▶ [Task details]:
Each line in the material below, starting at the one with "Convert this chart" and ending at the one with "ax = fig.add_axes([8", is to be reproduced exactly; no picture is to be copied.

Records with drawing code

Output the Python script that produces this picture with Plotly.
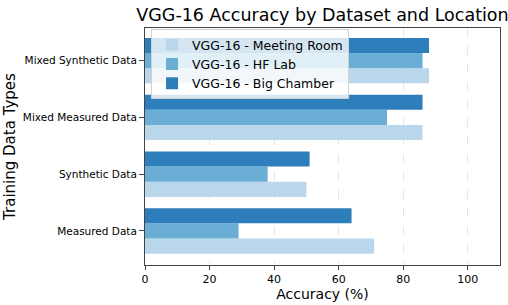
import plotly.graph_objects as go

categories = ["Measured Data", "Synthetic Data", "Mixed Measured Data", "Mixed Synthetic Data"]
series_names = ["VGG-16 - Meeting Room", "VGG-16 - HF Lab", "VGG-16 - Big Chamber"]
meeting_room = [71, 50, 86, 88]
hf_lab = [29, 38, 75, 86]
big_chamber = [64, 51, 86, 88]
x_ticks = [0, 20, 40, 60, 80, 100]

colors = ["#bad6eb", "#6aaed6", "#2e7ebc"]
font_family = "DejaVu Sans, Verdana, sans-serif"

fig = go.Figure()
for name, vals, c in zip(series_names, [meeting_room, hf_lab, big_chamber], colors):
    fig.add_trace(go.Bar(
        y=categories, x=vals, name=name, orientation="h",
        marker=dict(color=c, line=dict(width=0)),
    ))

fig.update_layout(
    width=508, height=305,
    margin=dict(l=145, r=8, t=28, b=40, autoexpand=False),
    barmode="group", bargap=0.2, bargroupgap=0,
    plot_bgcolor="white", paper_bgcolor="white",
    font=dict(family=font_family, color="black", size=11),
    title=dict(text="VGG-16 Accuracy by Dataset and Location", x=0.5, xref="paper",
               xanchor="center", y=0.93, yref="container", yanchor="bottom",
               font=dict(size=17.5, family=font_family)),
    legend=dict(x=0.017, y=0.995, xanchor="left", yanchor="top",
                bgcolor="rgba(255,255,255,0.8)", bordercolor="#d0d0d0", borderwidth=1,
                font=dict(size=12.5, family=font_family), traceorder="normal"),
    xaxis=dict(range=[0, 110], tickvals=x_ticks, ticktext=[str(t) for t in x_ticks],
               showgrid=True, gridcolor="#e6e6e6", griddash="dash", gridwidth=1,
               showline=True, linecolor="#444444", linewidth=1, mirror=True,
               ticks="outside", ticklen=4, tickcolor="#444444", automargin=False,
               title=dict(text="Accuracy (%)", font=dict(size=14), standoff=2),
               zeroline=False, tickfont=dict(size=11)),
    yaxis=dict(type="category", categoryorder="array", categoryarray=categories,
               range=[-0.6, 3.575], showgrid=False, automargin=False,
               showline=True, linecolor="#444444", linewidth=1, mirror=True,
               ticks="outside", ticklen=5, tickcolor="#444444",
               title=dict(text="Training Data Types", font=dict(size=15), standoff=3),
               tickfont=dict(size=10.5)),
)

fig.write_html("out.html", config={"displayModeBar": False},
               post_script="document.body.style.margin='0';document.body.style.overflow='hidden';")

* * *

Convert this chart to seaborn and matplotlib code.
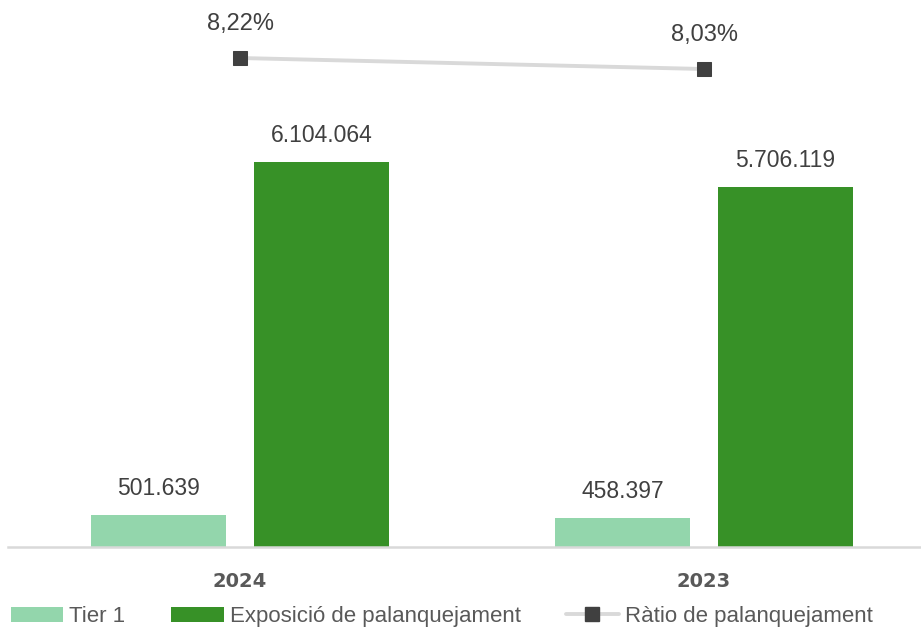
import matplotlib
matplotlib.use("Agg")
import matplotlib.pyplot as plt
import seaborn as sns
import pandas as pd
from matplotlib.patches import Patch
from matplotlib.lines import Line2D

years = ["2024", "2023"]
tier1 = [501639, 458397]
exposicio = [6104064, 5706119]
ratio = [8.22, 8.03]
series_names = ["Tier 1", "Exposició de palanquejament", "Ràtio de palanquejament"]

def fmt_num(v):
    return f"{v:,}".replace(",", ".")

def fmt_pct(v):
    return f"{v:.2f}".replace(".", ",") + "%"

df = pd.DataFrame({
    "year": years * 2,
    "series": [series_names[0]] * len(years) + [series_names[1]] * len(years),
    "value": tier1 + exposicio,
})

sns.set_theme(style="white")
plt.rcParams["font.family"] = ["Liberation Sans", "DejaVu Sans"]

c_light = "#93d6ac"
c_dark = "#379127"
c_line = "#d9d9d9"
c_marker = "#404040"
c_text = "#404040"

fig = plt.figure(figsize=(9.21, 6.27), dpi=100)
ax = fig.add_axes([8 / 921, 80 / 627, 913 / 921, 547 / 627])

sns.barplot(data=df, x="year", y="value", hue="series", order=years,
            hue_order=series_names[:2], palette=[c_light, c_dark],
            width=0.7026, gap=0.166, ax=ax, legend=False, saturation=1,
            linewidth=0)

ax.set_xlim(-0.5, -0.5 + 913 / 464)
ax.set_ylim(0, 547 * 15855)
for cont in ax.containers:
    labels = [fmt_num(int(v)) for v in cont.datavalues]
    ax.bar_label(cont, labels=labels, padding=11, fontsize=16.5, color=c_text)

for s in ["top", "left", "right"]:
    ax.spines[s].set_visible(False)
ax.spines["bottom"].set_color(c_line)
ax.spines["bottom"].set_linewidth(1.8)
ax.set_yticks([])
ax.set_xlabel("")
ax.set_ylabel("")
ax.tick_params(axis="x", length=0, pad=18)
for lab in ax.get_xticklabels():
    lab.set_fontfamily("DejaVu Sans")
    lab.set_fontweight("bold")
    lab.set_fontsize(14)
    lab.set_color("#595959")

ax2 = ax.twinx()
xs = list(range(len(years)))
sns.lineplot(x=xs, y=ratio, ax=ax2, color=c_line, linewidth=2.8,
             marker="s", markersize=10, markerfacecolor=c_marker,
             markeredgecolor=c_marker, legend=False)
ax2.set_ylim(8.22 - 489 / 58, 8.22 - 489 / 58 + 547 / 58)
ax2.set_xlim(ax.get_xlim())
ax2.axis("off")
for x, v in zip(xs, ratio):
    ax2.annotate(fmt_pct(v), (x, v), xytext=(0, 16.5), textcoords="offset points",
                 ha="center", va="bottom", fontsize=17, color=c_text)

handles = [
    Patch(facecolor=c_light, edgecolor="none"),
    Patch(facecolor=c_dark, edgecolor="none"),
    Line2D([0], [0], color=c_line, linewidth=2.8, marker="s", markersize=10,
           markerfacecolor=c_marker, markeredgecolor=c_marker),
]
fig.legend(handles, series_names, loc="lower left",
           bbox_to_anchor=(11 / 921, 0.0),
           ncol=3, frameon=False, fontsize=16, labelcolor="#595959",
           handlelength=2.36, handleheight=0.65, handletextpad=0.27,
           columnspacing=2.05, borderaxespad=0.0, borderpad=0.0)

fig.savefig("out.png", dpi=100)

--

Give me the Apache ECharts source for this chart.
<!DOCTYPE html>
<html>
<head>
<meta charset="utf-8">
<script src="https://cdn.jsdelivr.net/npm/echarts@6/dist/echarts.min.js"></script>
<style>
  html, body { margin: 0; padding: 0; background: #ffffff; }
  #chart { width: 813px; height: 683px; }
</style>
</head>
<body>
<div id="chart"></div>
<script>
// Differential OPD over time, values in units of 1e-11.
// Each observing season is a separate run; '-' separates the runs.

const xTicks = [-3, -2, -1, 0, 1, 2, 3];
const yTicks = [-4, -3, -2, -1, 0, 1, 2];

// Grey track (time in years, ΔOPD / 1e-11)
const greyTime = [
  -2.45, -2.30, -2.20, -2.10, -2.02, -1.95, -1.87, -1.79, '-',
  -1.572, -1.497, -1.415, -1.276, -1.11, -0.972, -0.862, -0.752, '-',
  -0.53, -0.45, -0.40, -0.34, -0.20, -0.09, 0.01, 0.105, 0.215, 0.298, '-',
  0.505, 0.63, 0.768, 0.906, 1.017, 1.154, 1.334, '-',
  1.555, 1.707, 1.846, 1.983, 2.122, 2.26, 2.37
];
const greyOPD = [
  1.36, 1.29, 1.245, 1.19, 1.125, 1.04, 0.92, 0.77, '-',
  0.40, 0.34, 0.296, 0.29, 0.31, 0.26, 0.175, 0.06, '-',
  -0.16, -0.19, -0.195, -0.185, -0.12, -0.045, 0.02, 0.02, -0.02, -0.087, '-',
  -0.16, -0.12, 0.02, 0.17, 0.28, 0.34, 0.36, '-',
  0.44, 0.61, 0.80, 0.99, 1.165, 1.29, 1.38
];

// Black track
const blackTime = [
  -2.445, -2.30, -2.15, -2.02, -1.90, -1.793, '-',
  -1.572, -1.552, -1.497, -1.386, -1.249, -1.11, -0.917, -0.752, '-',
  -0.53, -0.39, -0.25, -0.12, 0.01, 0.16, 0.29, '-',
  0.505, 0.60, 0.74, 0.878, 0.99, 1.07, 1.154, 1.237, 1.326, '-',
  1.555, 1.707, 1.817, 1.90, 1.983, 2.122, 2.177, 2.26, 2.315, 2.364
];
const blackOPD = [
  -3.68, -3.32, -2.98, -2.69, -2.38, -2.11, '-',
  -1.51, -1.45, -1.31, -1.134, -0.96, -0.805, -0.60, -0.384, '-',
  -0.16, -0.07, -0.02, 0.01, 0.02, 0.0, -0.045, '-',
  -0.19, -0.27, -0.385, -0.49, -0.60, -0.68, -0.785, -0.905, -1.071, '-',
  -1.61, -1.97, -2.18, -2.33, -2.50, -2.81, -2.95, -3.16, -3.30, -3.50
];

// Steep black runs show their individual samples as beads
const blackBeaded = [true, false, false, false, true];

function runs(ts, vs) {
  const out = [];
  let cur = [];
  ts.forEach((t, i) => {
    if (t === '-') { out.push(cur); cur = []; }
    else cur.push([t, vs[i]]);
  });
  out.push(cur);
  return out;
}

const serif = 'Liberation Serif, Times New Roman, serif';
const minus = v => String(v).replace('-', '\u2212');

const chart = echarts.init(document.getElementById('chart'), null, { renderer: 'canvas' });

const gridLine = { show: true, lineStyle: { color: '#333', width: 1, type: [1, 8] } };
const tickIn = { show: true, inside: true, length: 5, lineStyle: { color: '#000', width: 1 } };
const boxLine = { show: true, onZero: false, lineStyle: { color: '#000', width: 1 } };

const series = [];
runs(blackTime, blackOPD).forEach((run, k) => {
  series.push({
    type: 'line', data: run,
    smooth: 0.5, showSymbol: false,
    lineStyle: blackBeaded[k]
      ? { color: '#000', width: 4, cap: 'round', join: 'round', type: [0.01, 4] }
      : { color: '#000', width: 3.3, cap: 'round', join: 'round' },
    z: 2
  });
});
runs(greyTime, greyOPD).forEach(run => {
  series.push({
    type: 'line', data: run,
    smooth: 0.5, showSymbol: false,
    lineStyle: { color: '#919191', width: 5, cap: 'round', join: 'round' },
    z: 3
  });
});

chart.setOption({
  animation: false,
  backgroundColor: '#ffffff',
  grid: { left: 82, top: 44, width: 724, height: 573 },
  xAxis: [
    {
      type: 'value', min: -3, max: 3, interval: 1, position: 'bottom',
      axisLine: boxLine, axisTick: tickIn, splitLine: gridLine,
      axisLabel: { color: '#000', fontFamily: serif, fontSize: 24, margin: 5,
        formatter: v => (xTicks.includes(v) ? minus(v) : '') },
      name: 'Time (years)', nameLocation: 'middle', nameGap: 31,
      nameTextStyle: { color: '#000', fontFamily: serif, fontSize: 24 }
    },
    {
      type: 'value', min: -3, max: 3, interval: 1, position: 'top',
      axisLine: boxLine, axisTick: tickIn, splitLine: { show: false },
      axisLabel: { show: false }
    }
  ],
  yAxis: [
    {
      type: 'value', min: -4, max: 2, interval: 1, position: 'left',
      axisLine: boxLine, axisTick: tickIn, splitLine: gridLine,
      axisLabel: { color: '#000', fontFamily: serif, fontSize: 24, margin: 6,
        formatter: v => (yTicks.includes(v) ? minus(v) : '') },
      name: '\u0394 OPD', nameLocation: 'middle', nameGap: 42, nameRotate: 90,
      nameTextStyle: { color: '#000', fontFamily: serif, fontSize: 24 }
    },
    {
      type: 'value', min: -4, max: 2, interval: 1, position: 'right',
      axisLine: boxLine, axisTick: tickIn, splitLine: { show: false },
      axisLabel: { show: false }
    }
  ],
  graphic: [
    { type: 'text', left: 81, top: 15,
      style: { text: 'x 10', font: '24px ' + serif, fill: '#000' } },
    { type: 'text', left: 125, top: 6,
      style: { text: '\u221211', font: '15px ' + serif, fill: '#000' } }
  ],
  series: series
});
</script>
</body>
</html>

▶ [Solution]:
Convert this chart to seaborn and matplotlib code.
import matplotlib
matplotlib.use("Agg")
import matplotlib.pyplot as plt
import seaborn as sns
import pandas as pd
from matplotlib.patches import Patch
from matplotlib.lines import Line2D

years = ["2024", "2023"]
tier1 = [501639, 458397]
exposicio = [6104064, 5706119]
ratio = [8.22, 8.03]
series_names = ["Tier 1", "Exposició de palanquejament", "Ràtio de palanquejament"]

def fmt_num(v):
    return f"{v:,}".replace(",", ".")

def fmt_pct(v):
    return f"{v:.2f}".replace(".", ",") + "%"

df = pd.DataFrame({
    "year": years * 2,
    "series": [series_names[0]] * len(years) + [series_names[1]] * len(years),
    "value": tier1 + exposicio,
})

sns.set_theme(style="white")
plt.rcParams["font.family"] = ["Liberation Sans", "DejaVu Sans"]

c_light = "#93d6ac"
c_dark = "#379127"
c_line = "#d9d9d9"
c_marker = "#404040"
c_text = "#404040"

fig = plt.figure(figsize=(9.21, 6.27), dpi=100)
ax = fig.add_axes([8 / 921, 80 / 627, 913 / 921, 547 / 627])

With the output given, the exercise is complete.